We've even survived through long distance, about 3 hours apart, but he recently moved about 45 minutes away, so things have been absolutely great the last month or so. I've also been improving with my issues, and I've been very proud of myself, and feel like we took our relationship to the next level. We were discussing me moving in with him in a few months. Now, he has never brought up my issues to me, probably because he's too scared to offend me in some way, and I also have never brought them up for lack of making myself look like a loser (Is that wrong?)
My final point of the story is, a few nights ago, his best friend was throwing a party, and he asked me if I wanted to go. I feel like he was hesitant though, as he knows how I usually am around people (shy and quiet.) So, drinking serves as a crutch to me, because I can open up socially and be who I am. I had far too much to drink and became the opposite: a needy/attention deprived idiot who talked to all of his friends, flirting and whatnot for the slightest thing my boyfriend did that irritated me.

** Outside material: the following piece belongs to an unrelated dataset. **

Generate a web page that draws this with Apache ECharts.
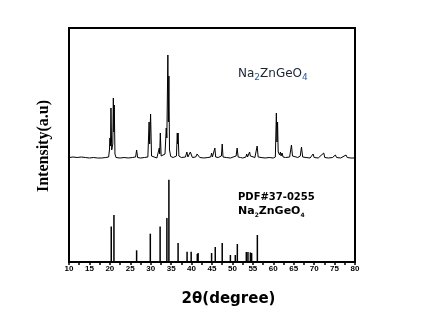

When drunk, those things become 10x more irritating/jealous to me. In short, I acted like a complete fool, was mad at him all night for no reason, flirted with his friends apparently to make him jealous, and then decided to tell him at the end of the night I couldn't be with him anymore. I did all of this without even knowing, or realizing what I was doing. He yelled at me and told me I wasn't the person he wanted to be with, that when it was just the two of us it's great, but when I'm around people he doesn't want to be with me. He called me weird and crazy. I left crying my eyes out and told him I just want a guy who will appreciate me and care about me, along with a bunch of other nonsense.
I understand now why he doesn't want to be with me anymore, I really did it this time. I apologized two days later and told him how terribly sorry I was, all he said was "thanks for apologizing" but won't talk to me other than that. I feel like he wants nothing more to do with me and probably sees me as a crazy, emotional disaster. I am depressed and devastated in myself. I love him and want to prove to him that I can be better than that. I realize my problems now, and really want to work on them, but I feel like that was the final straw and he is done trying.
What should I do? Please, any advice. I'm miserable.